El baile innegociable
Crystal Fighters hace danzar a más de 800 personas en la sala But con un pop electrónico ligero


Los promotores que se preguntaran dónde estaba el público veinteañero en los conciertos de Madrid disponen desde anoche de la respuesta correcta: fundiendo todo el papel con Crystal Fighters. Hay algo de mágico en que este sexteto correoso, festivo y bullanguero pulverice las entradas de tres noches en la sala But, lo que equivale a unos 2.500 devotos del baile más catártico y desaforado. Puede que este sexteto no descubra ningún secreto ignoto de la música contemporánea ni se rija por las normas de la más pulcra excelencia, pero incita a una producción colectiva de adrenalina como resulta difícil de experimentar en una sala de conciertos. Hacen rimar jipi con tripi, se consagran a un salto colectivo implacable e invitan a dejarse llevar y perder la cabeza. Le sucedió a mitad de concierto a un espontáneo que se subió a bailar al escenario con gesto de poseso: los dos vigilantes de seguridad que le desalojaron tuvieron que ganarse el sueldo a conciencia.
Entre tanta lisergia y amor por la naturaleza, se hace complicado distinguir con nitidez lo que acontece sobre el escenario. Crystal Fighters receta un pop electrónico ligero y salpicado de elementos tribales, pero el mogollón resultante es tan enfervorizado y colosal que resulta difícil determinar si el grupo tiene sus limitaciones o se mimetiza en el barullo colectivo. La ancestral txalaparta vasca (esos dos tablones alargados que se golpean en pareja) constituye un elemento más icónico que efectivo, al igual que ese ukelele que no acertamos a escuchar con nitidez hasta You and I, un tema para la estimulación fulminante.
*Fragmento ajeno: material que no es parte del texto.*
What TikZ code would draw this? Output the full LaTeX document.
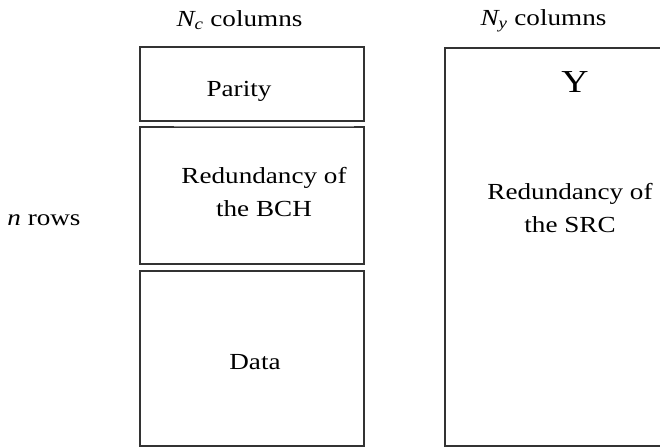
\documentclass[tikz,border=0pt]{standalone}
\usepackage{fontspec}
\setmainfont{Liberation Serif}[FakeStretch=1.18]
\usepackage{tikz}
\usetikzlibrary{calc}

\begin{document}
\begin{tikzpicture}[x=1pt,y=-1pt,
  bloc/.style={draw=black!80,line width=1.8pt,minimum width=224pt,inner sep=0pt},
  txt/.style={font=\fontsize{23}{33}\selectfont,align=center,inner sep=0pt}]
\useasboundingbox (0,0) rectangle (660,447);
			% Blocs de gauche
\node [bloc,minimum height=74pt] (parity) at (252,84) {};
\node [bloc,minimum height=137pt] (bch) at (252,195.5) {};
\node [bloc,minimum height=175pt] (data) at (252,358.5) {};
\draw [white,line width=1.8pt] ($(bch.north west)+(35,0)$) -- ($(bch.north east)+(-11,0)$);
\draw [black!45,line width=0.6pt] ($(bch.north west)+(35,0)$) -- ($(bch.north east)+(-11,0)$);
			% Bloc de droite
\node [bloc,minimum width=216pt,minimum height=398pt] (ybloc) at (553,247) {};
			% Textes
\node [txt,anchor=base] (nc) at (239.5,26) {\textit{N\textsubscript{c}} columns};
\node [txt,anchor=base] (ny) at (543.5,25) {\textit{N\textsubscript{y}} columns};
\node [txt,anchor=base] (nrows) at (44,225) {\textit{n} rows};
\node [txt,anchor=base] (tparity) at (239,96) {Parity};
\node [txt] (tbch) at (264,192) {Redundancy of\\the BCH};
\node [txt,anchor=base] (tdata) at (255,369) {Data};
\node [txt,anchor=base,font=\fontsize{32}{36}\selectfont] (ty) at (575,92) {Y};
\node [txt] (tsrc) at (570,208) {Redundancy of\\the SRC};
			\end{tikzpicture}
\end{document}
Por lo demás, todo constituye un desmadre disparatado desde sus planteamientos iniciales. El guitarrista, Graham Dickson, comparece ya descamisado para no tener que sudar a mares cualquier prenda desde el primer minuto. Pero nada como la parafernalia escénica del cantante, Sebastián Pringle: descalzo, ataviado con gafas rojas, blusa de lentejuelas, el pelo recogido en moño y una especie de delantal anudado a la cintura. Podría ejercer de avispado líder del 15-M o convertirse en uno de esos personajes callejeros ante el que el común de los viandantes, cautelarmente, se cambia de acera. Como jefe de filas, en cualquier caso, se erige en un implacable agitador. Desde I love London hasta Waves, todo su discurso gira en torno a la innegociabilidad del baile. Y así, a lo largo de ochenta minutos sin desmayo, tan extenuantes como una sesión triple de pilates.
¿Irrelevantes? Musicalmente, puede que sí. Pero Crystal Fighters esgrimen un argumento mucho más inmediato: puesto que el futuro es un elemento asquerosamente volátil, olvidémonos de él y disfrutemos del maldito presente. Hasta las últimas consecuencias. Y hasta la última gota de sudor.